Yes — a client can make a commercial decision not to engage personal service companies. This is legally permissible. However, if a client does engage limited company contractors, they must provide an individual Status Determination Statement for each contractor. Blanket inside IR35 determinations without individual assessment are non-compliant.

What is a Status Determination Statement?

An SDS is a written document a medium or large end-client must provide before the first payment on a contract, setting out whether the contractor is inside or outside IR35 and explaining the reasons. Contractors can formally challenge an SDS they disagree with.
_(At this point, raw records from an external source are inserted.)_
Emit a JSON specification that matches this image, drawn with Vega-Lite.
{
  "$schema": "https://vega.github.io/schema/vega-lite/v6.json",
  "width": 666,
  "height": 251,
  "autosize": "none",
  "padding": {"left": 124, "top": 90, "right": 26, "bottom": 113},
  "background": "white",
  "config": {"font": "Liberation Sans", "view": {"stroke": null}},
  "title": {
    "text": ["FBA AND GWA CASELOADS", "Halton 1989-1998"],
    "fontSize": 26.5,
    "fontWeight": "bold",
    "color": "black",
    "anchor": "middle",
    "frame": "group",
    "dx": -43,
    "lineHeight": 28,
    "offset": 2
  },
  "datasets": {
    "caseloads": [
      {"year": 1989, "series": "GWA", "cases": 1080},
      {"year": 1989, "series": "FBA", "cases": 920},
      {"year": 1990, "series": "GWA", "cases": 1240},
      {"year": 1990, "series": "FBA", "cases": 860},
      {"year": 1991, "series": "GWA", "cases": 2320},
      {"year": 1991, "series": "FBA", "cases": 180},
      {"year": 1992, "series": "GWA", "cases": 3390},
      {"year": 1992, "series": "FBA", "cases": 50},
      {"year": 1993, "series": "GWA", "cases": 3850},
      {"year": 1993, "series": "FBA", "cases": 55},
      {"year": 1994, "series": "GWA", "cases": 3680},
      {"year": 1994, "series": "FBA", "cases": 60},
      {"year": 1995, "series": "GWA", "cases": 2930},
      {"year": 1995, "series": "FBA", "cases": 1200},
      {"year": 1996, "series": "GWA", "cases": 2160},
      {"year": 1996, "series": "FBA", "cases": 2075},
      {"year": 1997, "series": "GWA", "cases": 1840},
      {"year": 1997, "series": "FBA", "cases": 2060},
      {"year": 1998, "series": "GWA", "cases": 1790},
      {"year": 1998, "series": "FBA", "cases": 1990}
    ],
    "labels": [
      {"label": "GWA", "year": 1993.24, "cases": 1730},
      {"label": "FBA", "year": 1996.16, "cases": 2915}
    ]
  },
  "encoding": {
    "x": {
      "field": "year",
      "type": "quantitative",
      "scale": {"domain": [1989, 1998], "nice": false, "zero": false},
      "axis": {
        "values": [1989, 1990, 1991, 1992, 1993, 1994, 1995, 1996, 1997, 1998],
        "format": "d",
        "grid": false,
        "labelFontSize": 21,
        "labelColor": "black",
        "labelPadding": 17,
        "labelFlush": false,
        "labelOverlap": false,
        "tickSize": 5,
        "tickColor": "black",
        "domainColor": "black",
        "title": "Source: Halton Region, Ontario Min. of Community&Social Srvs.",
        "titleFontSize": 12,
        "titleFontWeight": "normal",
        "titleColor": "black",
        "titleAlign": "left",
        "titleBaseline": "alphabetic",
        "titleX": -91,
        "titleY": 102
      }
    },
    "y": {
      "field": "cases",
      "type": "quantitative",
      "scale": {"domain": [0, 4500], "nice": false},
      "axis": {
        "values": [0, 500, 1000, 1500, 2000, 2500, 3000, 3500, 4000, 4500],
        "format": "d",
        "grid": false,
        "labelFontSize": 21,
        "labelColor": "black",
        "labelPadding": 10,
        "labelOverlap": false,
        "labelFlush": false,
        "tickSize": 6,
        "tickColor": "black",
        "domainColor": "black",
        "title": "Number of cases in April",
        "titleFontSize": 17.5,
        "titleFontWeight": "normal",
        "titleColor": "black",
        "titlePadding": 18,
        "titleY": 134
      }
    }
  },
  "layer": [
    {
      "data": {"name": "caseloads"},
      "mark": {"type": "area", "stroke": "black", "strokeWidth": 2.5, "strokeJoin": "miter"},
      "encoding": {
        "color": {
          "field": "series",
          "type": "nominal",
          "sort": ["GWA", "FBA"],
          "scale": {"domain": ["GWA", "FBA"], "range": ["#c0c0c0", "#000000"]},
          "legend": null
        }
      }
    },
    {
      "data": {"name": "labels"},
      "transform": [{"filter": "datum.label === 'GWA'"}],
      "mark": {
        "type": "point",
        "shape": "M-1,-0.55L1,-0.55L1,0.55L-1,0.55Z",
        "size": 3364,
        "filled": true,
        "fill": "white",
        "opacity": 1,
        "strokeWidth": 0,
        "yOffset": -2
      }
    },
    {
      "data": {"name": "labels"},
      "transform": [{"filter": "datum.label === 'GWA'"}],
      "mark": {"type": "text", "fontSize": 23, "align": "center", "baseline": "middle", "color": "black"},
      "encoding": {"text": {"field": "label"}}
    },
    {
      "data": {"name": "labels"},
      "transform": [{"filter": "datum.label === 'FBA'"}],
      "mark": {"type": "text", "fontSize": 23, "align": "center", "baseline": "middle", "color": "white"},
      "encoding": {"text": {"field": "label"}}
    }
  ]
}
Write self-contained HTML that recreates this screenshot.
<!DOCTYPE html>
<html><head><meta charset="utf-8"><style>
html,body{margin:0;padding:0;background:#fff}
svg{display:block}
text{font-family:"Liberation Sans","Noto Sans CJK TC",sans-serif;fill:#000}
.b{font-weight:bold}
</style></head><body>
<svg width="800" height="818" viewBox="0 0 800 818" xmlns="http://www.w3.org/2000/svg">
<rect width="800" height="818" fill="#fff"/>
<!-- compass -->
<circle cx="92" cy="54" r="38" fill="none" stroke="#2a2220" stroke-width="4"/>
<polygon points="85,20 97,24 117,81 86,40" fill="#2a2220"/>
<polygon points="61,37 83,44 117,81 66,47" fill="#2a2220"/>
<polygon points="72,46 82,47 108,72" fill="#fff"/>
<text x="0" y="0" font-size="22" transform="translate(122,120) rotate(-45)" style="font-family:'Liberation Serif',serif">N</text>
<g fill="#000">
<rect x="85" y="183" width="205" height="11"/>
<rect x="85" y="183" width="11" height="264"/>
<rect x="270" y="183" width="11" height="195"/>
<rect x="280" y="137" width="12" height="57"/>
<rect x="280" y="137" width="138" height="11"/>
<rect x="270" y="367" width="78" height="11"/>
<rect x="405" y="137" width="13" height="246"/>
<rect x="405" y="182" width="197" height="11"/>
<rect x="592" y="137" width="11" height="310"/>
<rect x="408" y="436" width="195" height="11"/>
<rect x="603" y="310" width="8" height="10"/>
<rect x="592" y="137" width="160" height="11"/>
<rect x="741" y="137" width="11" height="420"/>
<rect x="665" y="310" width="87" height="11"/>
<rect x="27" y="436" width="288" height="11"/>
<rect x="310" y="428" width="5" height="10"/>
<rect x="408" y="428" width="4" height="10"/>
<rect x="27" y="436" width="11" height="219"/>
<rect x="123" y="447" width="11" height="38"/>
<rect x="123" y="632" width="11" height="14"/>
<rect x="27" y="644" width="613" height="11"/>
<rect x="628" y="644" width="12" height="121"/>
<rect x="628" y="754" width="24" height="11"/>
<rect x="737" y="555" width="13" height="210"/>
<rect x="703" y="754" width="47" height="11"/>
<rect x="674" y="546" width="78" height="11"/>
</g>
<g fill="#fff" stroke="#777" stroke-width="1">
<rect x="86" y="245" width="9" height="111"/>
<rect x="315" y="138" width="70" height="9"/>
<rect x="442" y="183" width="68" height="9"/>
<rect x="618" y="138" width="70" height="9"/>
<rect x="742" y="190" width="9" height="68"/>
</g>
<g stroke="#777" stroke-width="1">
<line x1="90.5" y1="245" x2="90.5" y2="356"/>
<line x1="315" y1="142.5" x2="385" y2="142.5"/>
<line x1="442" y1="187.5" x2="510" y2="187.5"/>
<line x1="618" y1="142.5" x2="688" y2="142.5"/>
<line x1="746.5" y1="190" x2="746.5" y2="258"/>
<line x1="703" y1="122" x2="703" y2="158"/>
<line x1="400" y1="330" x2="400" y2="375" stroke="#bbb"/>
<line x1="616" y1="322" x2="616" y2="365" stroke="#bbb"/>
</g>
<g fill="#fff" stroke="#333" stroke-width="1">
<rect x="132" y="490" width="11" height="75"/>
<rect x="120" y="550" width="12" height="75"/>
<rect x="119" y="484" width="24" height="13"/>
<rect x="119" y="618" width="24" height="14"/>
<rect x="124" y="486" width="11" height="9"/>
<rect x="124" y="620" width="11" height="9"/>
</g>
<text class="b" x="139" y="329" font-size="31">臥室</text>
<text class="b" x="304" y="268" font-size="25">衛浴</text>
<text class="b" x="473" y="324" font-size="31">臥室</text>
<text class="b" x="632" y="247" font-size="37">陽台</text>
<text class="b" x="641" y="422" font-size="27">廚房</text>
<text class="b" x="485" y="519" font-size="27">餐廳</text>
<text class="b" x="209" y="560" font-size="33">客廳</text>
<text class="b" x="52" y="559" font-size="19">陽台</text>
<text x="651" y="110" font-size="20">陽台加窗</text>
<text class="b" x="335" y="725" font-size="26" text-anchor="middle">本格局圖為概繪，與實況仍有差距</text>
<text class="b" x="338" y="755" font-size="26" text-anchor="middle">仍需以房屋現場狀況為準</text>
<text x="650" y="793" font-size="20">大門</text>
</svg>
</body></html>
What happens if I don't receive an SDS?

If a valid SDS has not been issued, the liability for any PAYE due falls on the end client — not the agency or contractor. Contractors should ask for their SDS at the start of any new engagement.

Are blanket inside IR35 determinations legal?

No. HMRC has confirmed that making blanket determinations across large contractor populations without individual assessment is non-compliant. Every PSC contractor is entitled to an individual assessment based on their specific contract and working arrangements.

Why do so many financial services firms ban PSCs?

Most PSC bans in financial services were introduced after the April 2021 IR35 reforms as a risk-management measure — simpler to ban PSC engagement than to run individual assessments. These policies are legally permissible as commercial decisions, but many are now being reviewed as the market matures and the cost of umbrella arrangements has increased.